We also saw lots of Grouse, and even baby grouse, which was quite nice – it became a bit of a game for me to peer closely at the bracken to see if they were there.
We descended down to pass through more bracken, then through fields of wildflowers, then back to the lakeside. We passed the submerged hamlet of Derwent along the way – which was a little creepy to think of. One picture showed the top of the church poking out of the reservoir. The walk back was pretty long, and a little dreary, it was drizzling proper, and the scenery did not change much. My leg was aching fiercely, the pain long spread from my upper thigh right down through me knee and my foot, although I was enduring as best as I could. It was a bit of a relief to get back to the car. “It’s nice just to sit, isn’t it,” my father remarked. This is why I like walking with my father compared to the hiking club – we can go slowly, stop often, and at the end I don’t have to feel embarassed about being tired out.
We drove back into Sheffield. In our mud splattered casual clothes we ended up at McDonalds for supper. I was ravenous so even that was enough. My father dropped my off at the station and the journey back managed to be even longer than the journey there – a train and two buses and I was just tired and sore.
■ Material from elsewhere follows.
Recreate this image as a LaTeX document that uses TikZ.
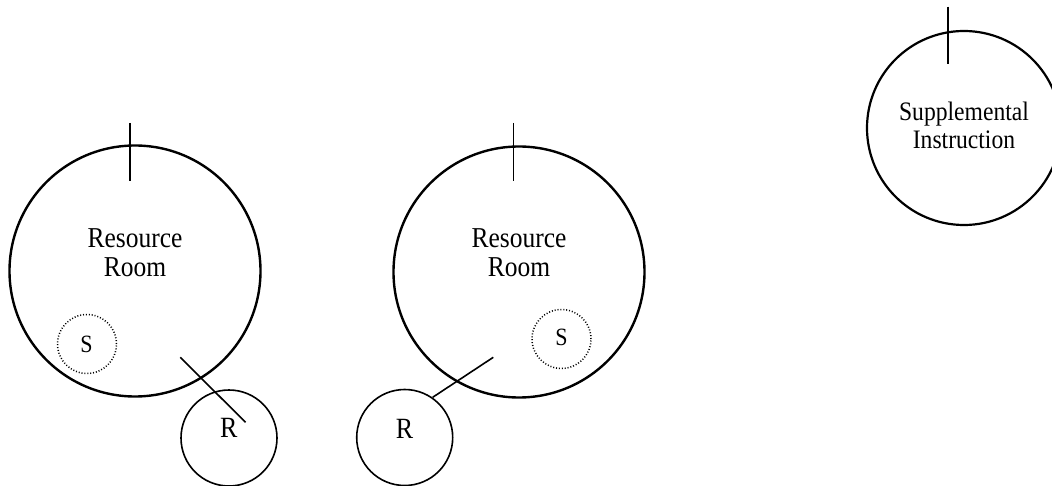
\documentclass[tikz,border=0pt]{standalone}
\usepackage{fontspec}
\setmainfont{Liberation Serif}
\newcommand{\vs}[1]{\scalebox{1}[1.13]{#1}}
\begin{document}
\begin{tikzpicture}[x=1pt,y=-1pt,
  bigcirc/.style={circle,draw,line width=2.4pt,inner sep=0pt,minimum size=251pt},
  smallcirc/.style={circle,draw,line width=1.6pt,inner sep=0pt,minimum size=96pt},
  scirc/.style={circle,draw,dash pattern=on 1pt off 1.9pt,line width=1.5pt,inner sep=0pt,minimum size=59pt},
  tick/.style={line width=1.7pt},
  link/.style={line width=1.6pt},
  bigtxt/.style={font=\fontsize{25.5}{29}\selectfont,inner sep=0pt,anchor=base},
  rtxt/.style={font=\fontsize{26}{29}\selectfont,inner sep=0pt,anchor=base},
  stxt/.style={font=\fontsize{22}{26}\selectfont,inner sep=0pt,anchor=base},
  sitxt/.style={font=\fontsize{23.6}{27}\selectfont,inner sep=0pt,anchor=base}]
\useasboundingbox (0,0) rectangle (1052,486);
\clip (0,0) rectangle (1052,486);
% left group
\node[bigcirc] (rr1) at (135,271) {};
\node[bigtxt] (rr1a) at (135,247.2) {\vs{Resource}};
\node[bigtxt] (rr1b) at (135,276.7) {\vs{Room}};
\coordinate (t1a) at (130,123);
\coordinate (t1b) at (130,181);
\draw[tick] (t1a) -- (t1b);
\node[scirc] (s1) at (87,344) {};
\node[stxt] (s1t) at (86.5,352.7) {\vs{S}};
\node[smallcirc] (r1) at (229,438) {};
\node[rtxt] (r1t) at (228.8,437.3) {\vs{R}};
\coordinate (l1a) at (180.3,357.3);
\coordinate (l1b) at (245.5,422.3);
\draw[link] (l1a) -- (l1b);
% middle group
\node[bigcirc] (rr2) at (519,272) {};
\node[bigtxt] (rr2a) at (519,247.2) {\vs{Resource}};
\node[bigtxt] (rr2b) at (519,276.7) {\vs{Room}};
\coordinate (t2a) at (513.5,123);
\coordinate (t2b) at (513.5,181);
\draw[tick] (t2a) -- (t2b);
\node[scirc] (s2) at (561.5,339) {};
\node[stxt] (s2t) at (561.5,345.7) {\vs{S}};
\node[smallcirc] (r2) at (404.7,437.5) {};
\node[rtxt] (r2t) at (404.5,438.3) {\vs{R}};
\coordinate (l2a) at (493.3,357.3);
\coordinate (l2b) at (432.7,397.3);
\draw[link] (l2a) -- (l2b);
% right group
\node[circle,draw,line width=2.2pt,inner sep=0pt,minimum size=194pt] (si) at (964,128) {};
\node[sitxt] (sia) at (964,120.7) {\vs{Supplemental}};
\node[sitxt] (sib) at (964,148.3) {\vs{Instruction}};
\coordinate (t3a) at (948.3,6.7);
\coordinate (t3b) at (948.3,64.3);
\draw[tick] (t3a) -- (t3b);
\end{tikzpicture}
\end{document}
It was a good day, although at first I was a bit tired, and not in the mood, eventually I eased into it, and began to enjoy it.
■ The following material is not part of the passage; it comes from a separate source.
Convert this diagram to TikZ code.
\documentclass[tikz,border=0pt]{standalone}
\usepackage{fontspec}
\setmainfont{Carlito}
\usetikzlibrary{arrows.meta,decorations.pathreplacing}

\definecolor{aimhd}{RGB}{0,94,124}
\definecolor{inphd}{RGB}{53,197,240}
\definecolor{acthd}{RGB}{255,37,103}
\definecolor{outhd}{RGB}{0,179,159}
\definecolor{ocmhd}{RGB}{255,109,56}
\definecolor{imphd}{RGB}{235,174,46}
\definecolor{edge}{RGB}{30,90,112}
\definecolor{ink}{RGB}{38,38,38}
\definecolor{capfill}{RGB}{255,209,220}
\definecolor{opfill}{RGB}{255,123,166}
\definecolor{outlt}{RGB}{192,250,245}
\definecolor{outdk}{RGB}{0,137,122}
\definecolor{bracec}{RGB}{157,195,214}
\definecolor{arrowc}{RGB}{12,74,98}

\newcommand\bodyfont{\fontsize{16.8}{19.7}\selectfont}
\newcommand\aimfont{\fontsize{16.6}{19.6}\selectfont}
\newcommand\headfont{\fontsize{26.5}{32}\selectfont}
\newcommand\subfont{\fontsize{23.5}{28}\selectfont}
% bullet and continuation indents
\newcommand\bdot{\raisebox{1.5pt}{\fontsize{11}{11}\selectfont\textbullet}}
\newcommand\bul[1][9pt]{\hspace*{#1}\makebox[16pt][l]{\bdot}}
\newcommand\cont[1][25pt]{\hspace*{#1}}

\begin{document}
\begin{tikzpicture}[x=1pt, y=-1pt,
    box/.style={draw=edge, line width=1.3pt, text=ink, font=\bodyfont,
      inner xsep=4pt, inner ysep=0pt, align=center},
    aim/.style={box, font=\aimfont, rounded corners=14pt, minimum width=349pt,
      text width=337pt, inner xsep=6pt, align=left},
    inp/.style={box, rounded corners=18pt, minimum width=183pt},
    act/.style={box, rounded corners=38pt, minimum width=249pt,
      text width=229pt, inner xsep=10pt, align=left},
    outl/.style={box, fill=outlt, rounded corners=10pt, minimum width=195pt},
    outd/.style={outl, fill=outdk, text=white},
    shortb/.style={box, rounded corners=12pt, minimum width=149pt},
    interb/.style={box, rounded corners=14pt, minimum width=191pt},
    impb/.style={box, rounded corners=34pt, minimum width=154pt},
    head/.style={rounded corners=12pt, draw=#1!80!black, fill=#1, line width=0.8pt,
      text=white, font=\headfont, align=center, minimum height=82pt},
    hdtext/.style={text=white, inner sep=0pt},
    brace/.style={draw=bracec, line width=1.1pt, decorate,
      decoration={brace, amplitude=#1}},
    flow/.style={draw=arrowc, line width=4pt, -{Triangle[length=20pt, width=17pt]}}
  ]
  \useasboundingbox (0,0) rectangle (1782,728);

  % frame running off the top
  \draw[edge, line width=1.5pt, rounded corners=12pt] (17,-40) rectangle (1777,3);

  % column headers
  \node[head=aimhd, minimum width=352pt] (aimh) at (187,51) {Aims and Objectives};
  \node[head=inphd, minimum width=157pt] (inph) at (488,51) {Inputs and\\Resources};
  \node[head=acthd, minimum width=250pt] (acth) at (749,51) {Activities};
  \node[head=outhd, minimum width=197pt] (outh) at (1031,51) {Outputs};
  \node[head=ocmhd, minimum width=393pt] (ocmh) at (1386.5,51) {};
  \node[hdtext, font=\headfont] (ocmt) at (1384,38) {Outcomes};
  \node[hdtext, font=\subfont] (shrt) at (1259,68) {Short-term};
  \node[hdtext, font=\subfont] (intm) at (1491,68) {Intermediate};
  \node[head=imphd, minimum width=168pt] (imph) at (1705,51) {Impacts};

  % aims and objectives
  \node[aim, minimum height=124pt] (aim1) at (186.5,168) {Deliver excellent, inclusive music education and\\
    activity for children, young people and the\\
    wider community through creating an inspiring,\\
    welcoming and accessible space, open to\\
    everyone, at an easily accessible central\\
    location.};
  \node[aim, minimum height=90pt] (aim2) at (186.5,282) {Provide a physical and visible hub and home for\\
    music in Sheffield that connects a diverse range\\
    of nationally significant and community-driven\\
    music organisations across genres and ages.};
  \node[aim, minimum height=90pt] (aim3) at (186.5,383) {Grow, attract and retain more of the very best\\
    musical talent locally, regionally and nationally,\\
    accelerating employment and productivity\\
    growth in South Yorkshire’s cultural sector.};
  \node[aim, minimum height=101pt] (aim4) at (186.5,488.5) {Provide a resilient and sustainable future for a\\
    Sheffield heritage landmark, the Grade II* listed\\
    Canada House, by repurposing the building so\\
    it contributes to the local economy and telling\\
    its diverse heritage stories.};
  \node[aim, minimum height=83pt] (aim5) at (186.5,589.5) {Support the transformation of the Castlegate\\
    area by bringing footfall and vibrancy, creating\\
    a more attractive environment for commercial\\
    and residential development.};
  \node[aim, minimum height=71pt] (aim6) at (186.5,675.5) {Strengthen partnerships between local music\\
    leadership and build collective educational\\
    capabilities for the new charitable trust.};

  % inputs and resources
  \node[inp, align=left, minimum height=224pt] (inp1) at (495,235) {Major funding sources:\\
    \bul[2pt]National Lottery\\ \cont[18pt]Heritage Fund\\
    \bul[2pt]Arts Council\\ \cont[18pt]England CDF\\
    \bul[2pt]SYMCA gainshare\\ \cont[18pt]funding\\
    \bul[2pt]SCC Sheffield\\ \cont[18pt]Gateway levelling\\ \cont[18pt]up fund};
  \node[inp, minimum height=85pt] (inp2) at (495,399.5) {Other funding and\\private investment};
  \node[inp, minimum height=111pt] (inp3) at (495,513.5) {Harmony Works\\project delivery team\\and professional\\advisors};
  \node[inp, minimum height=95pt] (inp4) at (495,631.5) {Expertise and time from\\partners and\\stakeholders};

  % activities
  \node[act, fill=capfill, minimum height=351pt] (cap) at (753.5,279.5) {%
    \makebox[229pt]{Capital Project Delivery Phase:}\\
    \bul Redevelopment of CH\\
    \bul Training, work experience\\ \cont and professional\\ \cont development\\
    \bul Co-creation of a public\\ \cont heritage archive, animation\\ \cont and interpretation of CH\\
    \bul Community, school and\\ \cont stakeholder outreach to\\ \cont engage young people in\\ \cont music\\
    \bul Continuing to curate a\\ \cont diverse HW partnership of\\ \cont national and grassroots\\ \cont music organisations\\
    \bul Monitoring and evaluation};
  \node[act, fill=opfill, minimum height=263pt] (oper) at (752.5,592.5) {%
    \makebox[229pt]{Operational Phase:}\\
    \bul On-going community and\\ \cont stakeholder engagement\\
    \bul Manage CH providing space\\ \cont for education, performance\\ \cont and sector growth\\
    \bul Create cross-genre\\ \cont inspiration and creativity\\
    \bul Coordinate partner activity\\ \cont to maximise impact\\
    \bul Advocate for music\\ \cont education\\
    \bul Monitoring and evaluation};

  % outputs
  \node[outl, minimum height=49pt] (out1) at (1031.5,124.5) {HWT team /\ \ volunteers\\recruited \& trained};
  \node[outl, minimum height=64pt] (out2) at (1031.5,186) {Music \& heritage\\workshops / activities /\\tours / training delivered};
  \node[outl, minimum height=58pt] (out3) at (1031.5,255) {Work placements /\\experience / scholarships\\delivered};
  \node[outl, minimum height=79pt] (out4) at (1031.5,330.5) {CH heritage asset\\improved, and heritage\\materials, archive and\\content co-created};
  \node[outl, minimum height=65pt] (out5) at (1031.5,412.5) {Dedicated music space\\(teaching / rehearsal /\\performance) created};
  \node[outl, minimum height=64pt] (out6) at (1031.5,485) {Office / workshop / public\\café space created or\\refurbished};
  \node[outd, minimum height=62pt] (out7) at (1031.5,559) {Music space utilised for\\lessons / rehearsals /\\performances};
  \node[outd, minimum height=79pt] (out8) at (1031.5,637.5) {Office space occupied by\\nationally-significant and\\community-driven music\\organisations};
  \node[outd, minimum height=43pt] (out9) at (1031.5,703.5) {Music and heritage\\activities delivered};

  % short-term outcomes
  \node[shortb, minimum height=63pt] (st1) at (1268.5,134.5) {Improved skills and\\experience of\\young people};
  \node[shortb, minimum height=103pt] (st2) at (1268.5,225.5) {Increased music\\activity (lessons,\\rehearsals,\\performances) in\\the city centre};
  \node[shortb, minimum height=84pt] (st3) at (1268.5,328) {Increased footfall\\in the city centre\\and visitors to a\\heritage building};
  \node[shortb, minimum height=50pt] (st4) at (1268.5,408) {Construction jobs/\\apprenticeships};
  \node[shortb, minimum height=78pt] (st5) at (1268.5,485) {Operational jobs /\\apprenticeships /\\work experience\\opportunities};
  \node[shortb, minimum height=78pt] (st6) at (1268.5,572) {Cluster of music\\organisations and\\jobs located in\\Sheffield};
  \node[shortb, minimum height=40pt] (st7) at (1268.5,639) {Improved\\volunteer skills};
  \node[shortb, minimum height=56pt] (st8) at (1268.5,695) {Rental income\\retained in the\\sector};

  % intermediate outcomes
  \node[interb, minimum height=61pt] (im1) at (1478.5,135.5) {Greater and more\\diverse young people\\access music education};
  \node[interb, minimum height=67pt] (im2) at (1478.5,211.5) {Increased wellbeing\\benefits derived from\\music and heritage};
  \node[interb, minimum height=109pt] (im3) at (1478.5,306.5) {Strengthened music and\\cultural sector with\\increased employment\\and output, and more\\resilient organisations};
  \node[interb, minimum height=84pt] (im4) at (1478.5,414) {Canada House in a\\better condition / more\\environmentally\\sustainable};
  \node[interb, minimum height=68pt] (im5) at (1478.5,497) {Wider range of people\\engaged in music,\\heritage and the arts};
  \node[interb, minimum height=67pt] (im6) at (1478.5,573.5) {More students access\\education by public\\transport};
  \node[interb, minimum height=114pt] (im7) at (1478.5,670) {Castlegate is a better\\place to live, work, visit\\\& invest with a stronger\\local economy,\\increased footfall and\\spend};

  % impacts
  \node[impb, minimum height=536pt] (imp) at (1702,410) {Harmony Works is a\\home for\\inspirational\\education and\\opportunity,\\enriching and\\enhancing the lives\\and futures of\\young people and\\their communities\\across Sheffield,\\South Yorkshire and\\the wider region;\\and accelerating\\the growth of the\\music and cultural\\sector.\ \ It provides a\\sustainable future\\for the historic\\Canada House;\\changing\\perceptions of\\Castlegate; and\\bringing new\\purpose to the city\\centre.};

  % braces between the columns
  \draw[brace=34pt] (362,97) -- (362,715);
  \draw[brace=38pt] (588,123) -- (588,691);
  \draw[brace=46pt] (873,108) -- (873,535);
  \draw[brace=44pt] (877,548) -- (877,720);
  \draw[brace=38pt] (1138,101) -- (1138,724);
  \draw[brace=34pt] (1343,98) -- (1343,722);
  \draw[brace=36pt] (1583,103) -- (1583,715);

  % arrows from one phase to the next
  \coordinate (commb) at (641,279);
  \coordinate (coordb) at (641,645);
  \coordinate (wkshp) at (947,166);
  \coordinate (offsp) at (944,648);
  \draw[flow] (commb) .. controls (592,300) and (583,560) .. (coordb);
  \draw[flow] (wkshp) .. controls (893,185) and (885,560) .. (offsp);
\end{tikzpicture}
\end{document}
Somehow though I felt a bit nervous around my dad – which is crazy, but I am even overly concerned about what my own parents think of me. Whenever I say something, even to my dad, I wonder what he thinks. I wonder if he’s just patiently putting up with me. I can ramble on a little bit, especially around my parents, I wonder if my dad finds it tiring. I had a great day, but it was tinged with worry that he wasn’t. I started off the day tired, because I had not slept enough, but ended it a very different sort of tired.